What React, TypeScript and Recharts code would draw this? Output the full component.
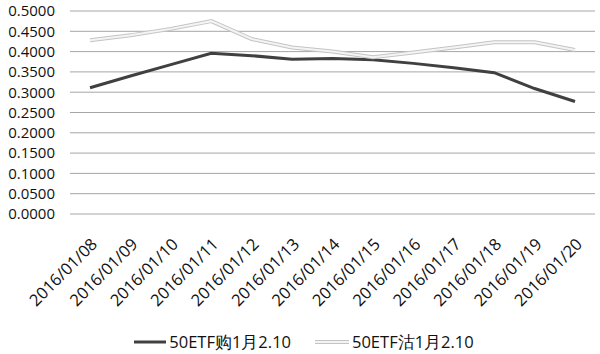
import { LineChart, Line, CartesianGrid, XAxis, YAxis, Legend } from "recharts";

const dates = [
  "2016/01/08", "2016/01/09", "2016/01/10", "2016/01/11", "2016/01/12",
  "2016/01/13", "2016/01/14", "2016/01/15", "2016/01/16", "2016/01/17",
  "2016/01/18", "2016/01/19", "2016/01/20",
];
const callPrices = [0.311, 0.34, 0.368, 0.396, 0.39, 0.381, 0.383, 0.38, 0.371, 0.36, 0.348, 0.309, 0.277];
const putPrices = [0.428, 0.44, 0.456, 0.475, 0.431, 0.41, 0.4, 0.386, 0.398, 0.41, 0.423, 0.423, 0.404];
const yTicks = [0, 0.05, 0.1, 0.15, 0.2, 0.25, 0.3, 0.35, 0.4, 0.45, 0.5];
const callName = "50ETF购1月2.10";
const putName = "50ETF沽1月2.10";

const data = dates.map((d, i) => ({ date: d, call: callPrices[i], put: putPrices[i] }));

const font = "'Open Sans', sans-serif";

function LegendBox() {
  return (
    <div style={{ display: "flex", justifyContent: "center", alignItems: "center", fontFamily: font, fontSize: 16.5, color: "#111", height: 30, paddingTop: 3, paddingLeft: 12 }}>
      <svg width={34} height={10} style={{ marginRight: 2 }}>
        <line x1={1} y1={5} x2={33} y2={5} stroke="#404040" strokeWidth={3} />
      </svg>
      <span style={{ marginRight: 23 }}>{callName}</span>
      <svg width={36} height={10} style={{ marginRight: 2 }}>
        <line x1={1} y1={5} x2={35} y2={5} stroke="#c4c4c4" strokeWidth={4} />
        <line x1={1} y1={5} x2={35} y2={5} stroke="#f4f4f4" strokeWidth={2} />
      </svg>
      <span>{putName}</span>
    </div>
  );
}

export default function App() {
  return (
    <div style={{ position: "absolute", left: 0, top: 0, background: "#fff" }}>
      <LineChart width={600} height={354} data={data} margin={{ top: 11, right: 5, bottom: 0, left: 0 }}>
        <CartesianGrid vertical={false} stroke="#a6a6a6" strokeWidth={1} />
        <XAxis
          dataKey="date"
          height={110}
          padding={{ left: 20, right: 20 }}
          axisLine={false}
          tickLine={false}
          interval={0}
          angle={-45}
          textAnchor="end"
          tickMargin={17}
          tick={{ fill: "#111", fontSize: 16.5, fontFamily: font }}
        />
        <YAxis
          width={70}
          domain={[0, 0.5]}
          ticks={yTicks}
          interval={0}
          axisLine={false}
          tickLine={false}
          tickMargin={9}
          tickFormatter={(v: number) => v.toFixed(4)}
          tick={{ fill: "#111", fontSize: 15, fontFamily: font }}
        />
        <Legend verticalAlign="bottom" height={30} content={() => <LegendBox />} />
        <Line dataKey="call" name={callName} stroke="#404040" strokeWidth={3} dot={false} isAnimationActive={false} />
        <Line dataKey="put" name={putName} stroke="#c4c4c4" strokeWidth={4} dot={false} legendType="none" isAnimationActive={false} />
        <Line dataKey="put" name={putName + " "} stroke="#f4f4f4" strokeWidth={2} dot={false} legendType="none" isAnimationActive={false} />
      </LineChart>
    </div>
  );
}
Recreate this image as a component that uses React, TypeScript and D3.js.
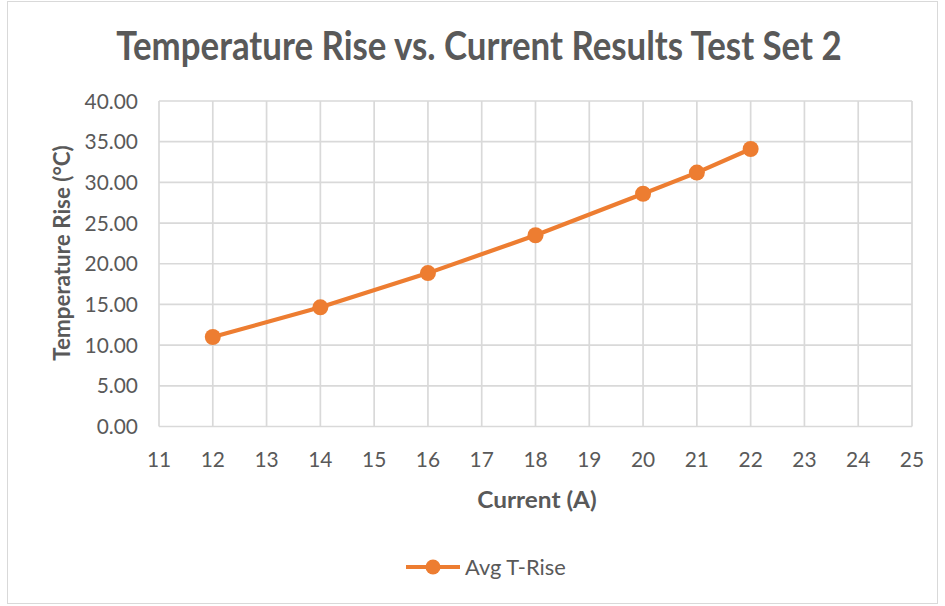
import React from "react";
import * as d3 from "d3";

const currents = [12, 14, 16, 18, 20, 21, 22];
const tempRise = [11.0, 14.65, 18.85, 23.5, 28.6, 31.2, 34.1];
const xTicks = [11, 12, 13, 14, 15, 16, 17, 18, 19, 20, 21, 22, 23, 24, 25];
const yTicks = [0, 5, 10, 15, 20, 25, 30, 35, 40];

const W = 945;
const H = 606;
const plot = { left: 159, right: 912, top: 101, bottom: 426.5 };
const orange = "#ED7D31";
const grid = "#D9D9D9";
const textColor = "#595959";
const font = "Lato, 'Open Sans', sans-serif";

// stretch text around its anchor point (source chart text is taller than wide)
const stretch = (cx: number, cy: number, sx: number, sy: number) =>
  `translate(${cx},${cy}) scale(${sx},${sy}) translate(${-cx},${-cy})`;

export default function App() {
  const x = d3.scaleLinear().domain([11, 25]).range([plot.left, plot.right]);
  const y = d3.scaleLinear().domain([0, 40]).range([plot.bottom, plot.top]);
  const points = currents.map((c, i) => [c, tempRise[i]] as [number, number]);
  const line = d3
    .line<[number, number]>()
    .x((d) => x(d[0]))
    .y((d) => y(d[1]));

  return (
    <svg
      width={W}
      height={H}
      style={{ position: "absolute", left: 0, top: 0, background: "#fff" }}
      fontFamily={font}
    >
      <rect x={7.5} y={1.5} width={930} height={602} fill="#fff" stroke={grid} />

      <text
        x={479}
        y={60}
        textAnchor="middle"
        fontSize={33}
        fontWeight="bold"
        fill={textColor}
        transform={stretch(479, 60, 1.056, 1.2)}
      >
        Temperature Rise vs. Current Results Test Set 2
      </text>

      {/* grid */}
      {yTicks.map((t) => (
        <line key={"gy" + t} x1={plot.left} x2={plot.right} y1={y(t)} y2={y(t)} stroke={grid} strokeWidth={1.7} />
      ))}
      {xTicks.map((t) => (
        <line key={"gx" + t} x1={x(t)} x2={x(t)} y1={plot.top} y2={plot.bottom} stroke={grid} strokeWidth={1.7} />
      ))}

      {/* y tick labels */}
      {yTicks.map((t) => (
        <text key={"ly" + t} x={138} y={y(t)} dy="0.35em" textAnchor="end" fontSize={19} fill={textColor}
          transform={stretch(138, y(t), 1.1, 1.15)}>
          {t.toFixed(2)}
        </text>
      ))}
      {/* x tick labels */}
      {xTicks.map((t) => (
        <text key={"lx" + t} x={x(t)} y={467} textAnchor="middle" fontSize={19} fill={textColor}
          transform={stretch(x(t), 467, 1.1, 1.15)}>
          {t}
        </text>
      ))}

      {/* axis titles */}
      <text x={537} y={508} textAnchor="middle" fontSize={20} fontWeight="bold" fill={textColor}
        transform={stretch(537, 508, 1.22, 1.15)}>
        Current (A)
      </text>
      <text
        transform={`translate(70,253) rotate(-90) scale(1.12,1.15)`}
        textAnchor="middle"
        fontSize={20}
        fontWeight="bold"
        fill={textColor}
      >
        Temperature Rise (°C)
      </text>

      {/* series */}
      <path d={line(points) ?? ""} fill="none" stroke={orange} strokeWidth={4.2} strokeLinejoin="round" />
      {points.map((p, i) => (
        <circle key={"p" + i} cx={x(p[0])} cy={y(p[1])} r={8} fill={orange} />
      ))}

      {/* legend */}
      <line x1={406} x2={460} y1={567} y2={567} stroke={orange} strokeWidth={4} />
      <circle cx={433} cy={567} r={7.5} fill={orange} />
      <text x={465} y={567} dy="0.35em" fontSize={19} fill={textColor}
        transform={stretch(465, 567, 1.15, 1.15)}>
        Avg T-Rise
      </text>
    </svg>
  );
}
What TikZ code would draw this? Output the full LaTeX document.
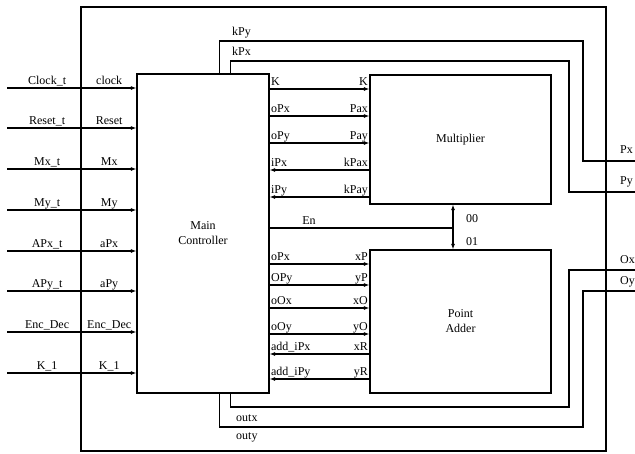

-----

Copy all lines from the material that hold "this".

What React, TypeScript and Recharts code would draw this? Output the full component.
Recreate this image as a component that uses React, TypeScript and D3.js.
What TikZ code would draw this? Output the full LaTeX document.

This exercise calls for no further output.